_Written exercise_
Check every line below for the word "with" and show those that hold it.

_Dataset_

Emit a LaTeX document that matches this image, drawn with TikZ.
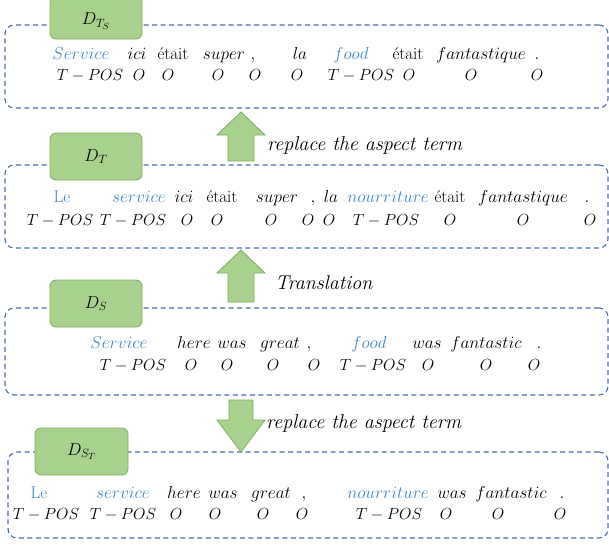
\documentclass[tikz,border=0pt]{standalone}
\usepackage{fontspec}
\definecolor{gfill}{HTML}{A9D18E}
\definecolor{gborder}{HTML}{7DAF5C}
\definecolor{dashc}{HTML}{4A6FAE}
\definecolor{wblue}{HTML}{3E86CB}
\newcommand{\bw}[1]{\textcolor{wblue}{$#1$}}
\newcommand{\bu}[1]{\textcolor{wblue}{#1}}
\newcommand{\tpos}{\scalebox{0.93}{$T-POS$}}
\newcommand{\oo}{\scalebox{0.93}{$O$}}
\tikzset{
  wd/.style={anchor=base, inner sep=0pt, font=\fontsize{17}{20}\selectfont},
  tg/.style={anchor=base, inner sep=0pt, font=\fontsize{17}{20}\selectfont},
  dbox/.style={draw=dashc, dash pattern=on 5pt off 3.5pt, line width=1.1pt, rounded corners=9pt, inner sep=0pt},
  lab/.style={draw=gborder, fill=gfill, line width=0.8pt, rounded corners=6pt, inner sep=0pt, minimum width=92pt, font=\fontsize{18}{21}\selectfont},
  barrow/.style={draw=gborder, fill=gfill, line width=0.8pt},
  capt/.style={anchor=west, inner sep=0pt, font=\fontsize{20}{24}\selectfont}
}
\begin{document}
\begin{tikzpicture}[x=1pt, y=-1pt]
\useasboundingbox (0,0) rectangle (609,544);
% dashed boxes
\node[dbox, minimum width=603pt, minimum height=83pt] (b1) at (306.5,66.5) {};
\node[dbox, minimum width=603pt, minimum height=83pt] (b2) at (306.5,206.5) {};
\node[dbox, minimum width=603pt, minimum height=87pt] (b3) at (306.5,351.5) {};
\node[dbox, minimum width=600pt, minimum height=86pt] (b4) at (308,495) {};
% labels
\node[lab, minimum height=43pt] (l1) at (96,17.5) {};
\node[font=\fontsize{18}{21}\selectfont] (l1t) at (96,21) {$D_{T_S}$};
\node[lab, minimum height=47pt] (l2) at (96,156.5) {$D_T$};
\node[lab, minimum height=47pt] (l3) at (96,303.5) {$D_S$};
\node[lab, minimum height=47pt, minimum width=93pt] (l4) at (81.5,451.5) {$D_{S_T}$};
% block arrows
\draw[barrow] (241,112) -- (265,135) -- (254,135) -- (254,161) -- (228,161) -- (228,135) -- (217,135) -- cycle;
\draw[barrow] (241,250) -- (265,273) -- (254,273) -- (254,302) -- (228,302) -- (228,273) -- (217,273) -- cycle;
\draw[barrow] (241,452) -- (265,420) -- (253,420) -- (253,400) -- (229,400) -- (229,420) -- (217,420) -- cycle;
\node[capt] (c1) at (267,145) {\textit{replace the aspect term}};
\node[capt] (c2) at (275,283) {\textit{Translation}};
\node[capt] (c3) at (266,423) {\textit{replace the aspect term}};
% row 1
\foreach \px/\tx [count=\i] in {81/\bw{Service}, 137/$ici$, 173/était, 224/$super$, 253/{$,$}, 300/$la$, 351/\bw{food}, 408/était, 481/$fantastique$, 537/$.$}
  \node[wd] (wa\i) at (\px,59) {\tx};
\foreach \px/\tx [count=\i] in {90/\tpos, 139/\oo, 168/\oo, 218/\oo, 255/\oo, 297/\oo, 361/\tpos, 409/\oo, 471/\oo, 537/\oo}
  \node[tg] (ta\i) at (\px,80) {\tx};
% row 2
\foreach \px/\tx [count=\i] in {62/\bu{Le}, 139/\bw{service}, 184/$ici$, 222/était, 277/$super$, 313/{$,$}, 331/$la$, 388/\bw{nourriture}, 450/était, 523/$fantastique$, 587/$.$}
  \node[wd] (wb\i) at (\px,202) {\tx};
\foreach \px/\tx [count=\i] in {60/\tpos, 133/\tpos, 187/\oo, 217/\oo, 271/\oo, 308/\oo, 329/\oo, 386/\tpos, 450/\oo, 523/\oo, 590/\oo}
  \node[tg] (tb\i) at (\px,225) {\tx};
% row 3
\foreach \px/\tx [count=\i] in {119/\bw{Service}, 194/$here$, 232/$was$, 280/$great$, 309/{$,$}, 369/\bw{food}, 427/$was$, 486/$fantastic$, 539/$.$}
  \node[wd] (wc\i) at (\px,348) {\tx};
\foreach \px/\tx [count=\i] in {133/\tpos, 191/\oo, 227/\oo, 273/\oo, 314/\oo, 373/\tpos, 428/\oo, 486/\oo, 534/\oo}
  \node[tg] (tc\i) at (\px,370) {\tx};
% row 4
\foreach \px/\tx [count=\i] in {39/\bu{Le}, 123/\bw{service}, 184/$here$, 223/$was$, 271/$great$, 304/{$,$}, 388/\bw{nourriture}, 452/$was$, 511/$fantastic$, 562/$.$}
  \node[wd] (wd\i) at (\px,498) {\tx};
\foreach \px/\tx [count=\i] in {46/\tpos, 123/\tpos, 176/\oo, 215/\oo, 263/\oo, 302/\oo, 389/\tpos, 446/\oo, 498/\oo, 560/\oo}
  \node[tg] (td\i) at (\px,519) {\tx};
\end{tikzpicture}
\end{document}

==

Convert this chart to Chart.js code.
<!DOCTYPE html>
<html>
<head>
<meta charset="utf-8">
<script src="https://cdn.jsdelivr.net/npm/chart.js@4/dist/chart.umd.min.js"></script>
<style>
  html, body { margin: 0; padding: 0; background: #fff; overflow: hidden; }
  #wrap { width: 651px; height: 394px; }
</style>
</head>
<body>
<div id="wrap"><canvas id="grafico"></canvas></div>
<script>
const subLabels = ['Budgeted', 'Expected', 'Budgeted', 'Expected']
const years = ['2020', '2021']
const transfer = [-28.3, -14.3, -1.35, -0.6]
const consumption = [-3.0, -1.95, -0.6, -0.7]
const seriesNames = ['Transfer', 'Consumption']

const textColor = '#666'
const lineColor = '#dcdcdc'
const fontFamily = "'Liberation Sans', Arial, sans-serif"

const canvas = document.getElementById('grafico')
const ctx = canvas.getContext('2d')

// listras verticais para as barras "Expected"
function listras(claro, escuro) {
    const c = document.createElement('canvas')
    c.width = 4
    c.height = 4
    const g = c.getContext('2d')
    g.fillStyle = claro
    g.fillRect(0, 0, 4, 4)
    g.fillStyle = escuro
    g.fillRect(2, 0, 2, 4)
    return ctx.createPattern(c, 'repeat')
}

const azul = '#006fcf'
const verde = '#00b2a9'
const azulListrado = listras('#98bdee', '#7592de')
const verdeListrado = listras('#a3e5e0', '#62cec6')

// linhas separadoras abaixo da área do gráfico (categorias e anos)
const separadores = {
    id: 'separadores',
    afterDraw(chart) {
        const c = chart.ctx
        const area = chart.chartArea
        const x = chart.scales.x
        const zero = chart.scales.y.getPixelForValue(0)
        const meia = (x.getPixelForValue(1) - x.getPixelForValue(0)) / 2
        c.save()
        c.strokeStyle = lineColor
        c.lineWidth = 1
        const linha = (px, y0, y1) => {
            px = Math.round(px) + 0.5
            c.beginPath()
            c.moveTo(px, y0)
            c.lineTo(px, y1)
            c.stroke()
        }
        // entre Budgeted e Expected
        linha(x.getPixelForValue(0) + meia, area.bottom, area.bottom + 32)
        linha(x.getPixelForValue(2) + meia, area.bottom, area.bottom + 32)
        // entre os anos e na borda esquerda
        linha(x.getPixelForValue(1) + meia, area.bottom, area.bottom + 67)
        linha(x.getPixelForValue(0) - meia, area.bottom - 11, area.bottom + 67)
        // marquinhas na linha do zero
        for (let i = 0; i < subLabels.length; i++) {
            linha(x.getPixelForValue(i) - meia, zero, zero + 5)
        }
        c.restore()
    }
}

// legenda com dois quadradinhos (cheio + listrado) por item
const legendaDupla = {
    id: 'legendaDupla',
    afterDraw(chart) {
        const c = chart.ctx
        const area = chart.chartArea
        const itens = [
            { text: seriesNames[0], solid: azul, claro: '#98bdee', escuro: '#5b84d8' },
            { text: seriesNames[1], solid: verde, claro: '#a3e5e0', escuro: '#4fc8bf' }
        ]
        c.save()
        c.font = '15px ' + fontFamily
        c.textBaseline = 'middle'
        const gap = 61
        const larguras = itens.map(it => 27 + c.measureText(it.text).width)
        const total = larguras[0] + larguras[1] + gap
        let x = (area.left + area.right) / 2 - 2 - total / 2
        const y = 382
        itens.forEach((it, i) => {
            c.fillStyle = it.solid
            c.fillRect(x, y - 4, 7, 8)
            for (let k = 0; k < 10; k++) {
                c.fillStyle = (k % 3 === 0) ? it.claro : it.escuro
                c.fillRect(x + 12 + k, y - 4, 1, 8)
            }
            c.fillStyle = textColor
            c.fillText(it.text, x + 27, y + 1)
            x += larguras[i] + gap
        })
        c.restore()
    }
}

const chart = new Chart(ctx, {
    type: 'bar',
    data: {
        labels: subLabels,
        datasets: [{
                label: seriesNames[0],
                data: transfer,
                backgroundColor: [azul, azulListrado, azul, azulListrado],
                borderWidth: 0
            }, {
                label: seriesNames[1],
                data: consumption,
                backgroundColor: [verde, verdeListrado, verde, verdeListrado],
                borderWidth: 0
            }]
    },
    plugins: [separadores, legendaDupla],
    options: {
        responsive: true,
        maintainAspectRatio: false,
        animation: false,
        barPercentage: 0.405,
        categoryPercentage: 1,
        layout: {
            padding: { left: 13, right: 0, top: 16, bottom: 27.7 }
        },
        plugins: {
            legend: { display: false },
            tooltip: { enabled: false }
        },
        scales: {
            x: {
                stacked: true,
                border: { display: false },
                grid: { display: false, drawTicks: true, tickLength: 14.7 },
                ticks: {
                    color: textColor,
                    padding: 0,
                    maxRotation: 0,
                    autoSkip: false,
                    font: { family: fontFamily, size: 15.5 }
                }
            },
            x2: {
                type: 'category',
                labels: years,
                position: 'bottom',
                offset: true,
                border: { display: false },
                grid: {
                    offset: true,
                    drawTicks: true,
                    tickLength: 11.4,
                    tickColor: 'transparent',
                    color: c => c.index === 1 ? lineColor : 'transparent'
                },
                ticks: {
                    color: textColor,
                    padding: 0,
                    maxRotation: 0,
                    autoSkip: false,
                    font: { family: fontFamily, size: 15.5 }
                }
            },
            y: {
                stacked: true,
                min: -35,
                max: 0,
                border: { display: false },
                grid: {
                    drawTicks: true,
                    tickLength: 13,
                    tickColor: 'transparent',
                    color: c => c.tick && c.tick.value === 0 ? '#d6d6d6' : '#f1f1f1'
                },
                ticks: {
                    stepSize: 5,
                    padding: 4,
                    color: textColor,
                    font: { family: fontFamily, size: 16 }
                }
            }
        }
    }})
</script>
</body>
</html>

--

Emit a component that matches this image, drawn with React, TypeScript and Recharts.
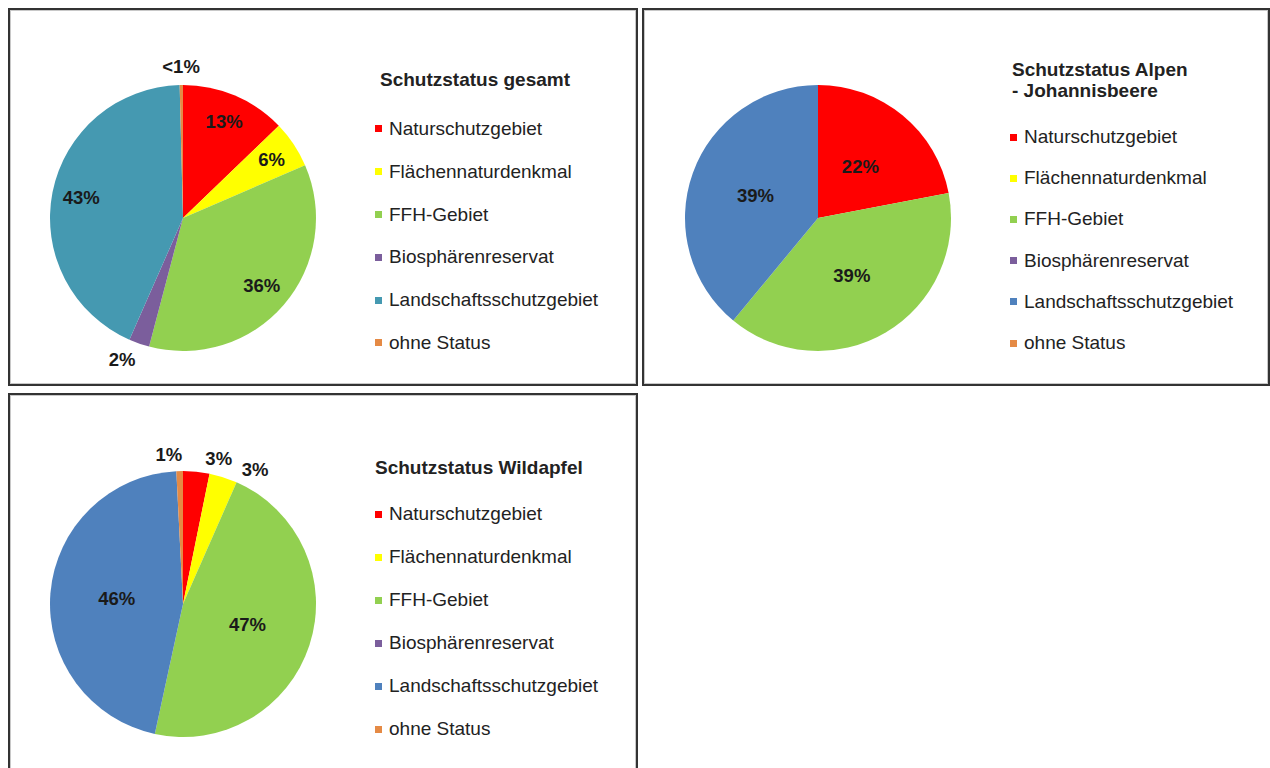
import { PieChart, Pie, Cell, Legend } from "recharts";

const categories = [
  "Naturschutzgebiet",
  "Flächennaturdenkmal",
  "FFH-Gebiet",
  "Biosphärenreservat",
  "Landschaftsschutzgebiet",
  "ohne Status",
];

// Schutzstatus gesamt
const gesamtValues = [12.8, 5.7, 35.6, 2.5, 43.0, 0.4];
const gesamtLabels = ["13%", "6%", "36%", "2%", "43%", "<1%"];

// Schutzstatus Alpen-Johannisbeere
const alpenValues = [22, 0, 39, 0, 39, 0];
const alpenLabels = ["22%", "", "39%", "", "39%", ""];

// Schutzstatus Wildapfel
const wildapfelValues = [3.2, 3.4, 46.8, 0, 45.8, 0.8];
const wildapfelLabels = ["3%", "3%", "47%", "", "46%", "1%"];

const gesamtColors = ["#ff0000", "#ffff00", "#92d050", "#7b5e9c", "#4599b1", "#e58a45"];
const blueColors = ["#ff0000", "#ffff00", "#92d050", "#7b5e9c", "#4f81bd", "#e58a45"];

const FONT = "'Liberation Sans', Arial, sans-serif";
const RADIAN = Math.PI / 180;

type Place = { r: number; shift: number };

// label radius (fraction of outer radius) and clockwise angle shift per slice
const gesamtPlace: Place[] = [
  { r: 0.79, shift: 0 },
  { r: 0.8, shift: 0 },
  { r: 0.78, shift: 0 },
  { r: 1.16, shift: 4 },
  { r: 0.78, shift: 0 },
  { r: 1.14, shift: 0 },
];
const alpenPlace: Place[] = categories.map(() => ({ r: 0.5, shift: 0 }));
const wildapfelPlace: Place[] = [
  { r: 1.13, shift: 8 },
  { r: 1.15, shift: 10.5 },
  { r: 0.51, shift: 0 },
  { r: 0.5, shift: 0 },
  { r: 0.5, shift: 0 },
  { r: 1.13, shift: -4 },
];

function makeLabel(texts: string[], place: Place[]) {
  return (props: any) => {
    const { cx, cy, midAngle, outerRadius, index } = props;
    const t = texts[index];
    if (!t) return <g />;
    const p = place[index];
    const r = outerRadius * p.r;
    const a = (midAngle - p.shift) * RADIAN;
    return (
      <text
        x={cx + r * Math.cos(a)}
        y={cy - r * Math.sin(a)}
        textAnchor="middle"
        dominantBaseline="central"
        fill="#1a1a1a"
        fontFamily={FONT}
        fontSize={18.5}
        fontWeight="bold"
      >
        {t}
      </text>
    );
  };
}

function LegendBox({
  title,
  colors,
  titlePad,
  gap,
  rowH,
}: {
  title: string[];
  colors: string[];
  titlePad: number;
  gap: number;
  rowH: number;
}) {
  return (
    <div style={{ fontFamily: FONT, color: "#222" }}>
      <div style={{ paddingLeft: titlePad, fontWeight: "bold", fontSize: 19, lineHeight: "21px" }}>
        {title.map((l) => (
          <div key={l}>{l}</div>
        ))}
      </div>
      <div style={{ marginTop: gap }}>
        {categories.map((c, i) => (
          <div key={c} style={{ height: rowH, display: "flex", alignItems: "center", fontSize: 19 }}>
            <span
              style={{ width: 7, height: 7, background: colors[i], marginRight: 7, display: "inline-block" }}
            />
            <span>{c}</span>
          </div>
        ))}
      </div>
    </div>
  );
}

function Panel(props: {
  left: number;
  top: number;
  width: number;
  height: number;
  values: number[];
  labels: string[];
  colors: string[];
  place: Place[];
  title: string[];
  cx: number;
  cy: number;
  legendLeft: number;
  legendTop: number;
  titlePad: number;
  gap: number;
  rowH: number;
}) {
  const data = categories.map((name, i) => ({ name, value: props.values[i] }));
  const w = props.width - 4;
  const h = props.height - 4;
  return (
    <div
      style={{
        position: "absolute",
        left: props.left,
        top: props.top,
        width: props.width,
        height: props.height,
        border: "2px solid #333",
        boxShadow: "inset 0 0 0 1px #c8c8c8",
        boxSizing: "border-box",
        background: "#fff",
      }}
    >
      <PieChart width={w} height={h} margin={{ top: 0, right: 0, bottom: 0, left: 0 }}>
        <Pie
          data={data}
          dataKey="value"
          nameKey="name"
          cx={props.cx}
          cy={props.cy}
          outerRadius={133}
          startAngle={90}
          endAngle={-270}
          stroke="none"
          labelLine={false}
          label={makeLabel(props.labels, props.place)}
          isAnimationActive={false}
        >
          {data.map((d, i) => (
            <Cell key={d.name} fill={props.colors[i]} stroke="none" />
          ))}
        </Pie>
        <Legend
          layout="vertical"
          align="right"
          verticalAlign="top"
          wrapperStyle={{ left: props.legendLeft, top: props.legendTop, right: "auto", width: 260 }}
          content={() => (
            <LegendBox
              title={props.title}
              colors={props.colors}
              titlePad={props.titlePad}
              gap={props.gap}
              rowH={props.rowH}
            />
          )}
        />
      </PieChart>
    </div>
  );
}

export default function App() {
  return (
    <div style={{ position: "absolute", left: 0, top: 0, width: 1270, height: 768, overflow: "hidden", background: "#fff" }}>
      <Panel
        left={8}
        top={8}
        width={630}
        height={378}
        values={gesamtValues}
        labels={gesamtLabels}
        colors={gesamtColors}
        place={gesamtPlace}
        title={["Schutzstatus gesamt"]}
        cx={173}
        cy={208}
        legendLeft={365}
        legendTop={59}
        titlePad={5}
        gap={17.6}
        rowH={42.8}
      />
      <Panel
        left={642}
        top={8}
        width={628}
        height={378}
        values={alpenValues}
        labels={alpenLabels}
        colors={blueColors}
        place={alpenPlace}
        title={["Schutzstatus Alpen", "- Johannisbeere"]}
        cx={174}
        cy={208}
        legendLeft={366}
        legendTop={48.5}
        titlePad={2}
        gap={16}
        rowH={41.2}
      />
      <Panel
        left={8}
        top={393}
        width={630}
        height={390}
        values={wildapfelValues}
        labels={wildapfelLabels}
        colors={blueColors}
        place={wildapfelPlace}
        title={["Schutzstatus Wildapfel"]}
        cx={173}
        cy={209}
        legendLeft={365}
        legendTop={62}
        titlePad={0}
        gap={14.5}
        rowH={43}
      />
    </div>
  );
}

_Exercise output_
Emit a LaTeX document that matches this image, drawn with TikZ.
Emit a component that matches this image, drawn with React, TypeScript and Recharts.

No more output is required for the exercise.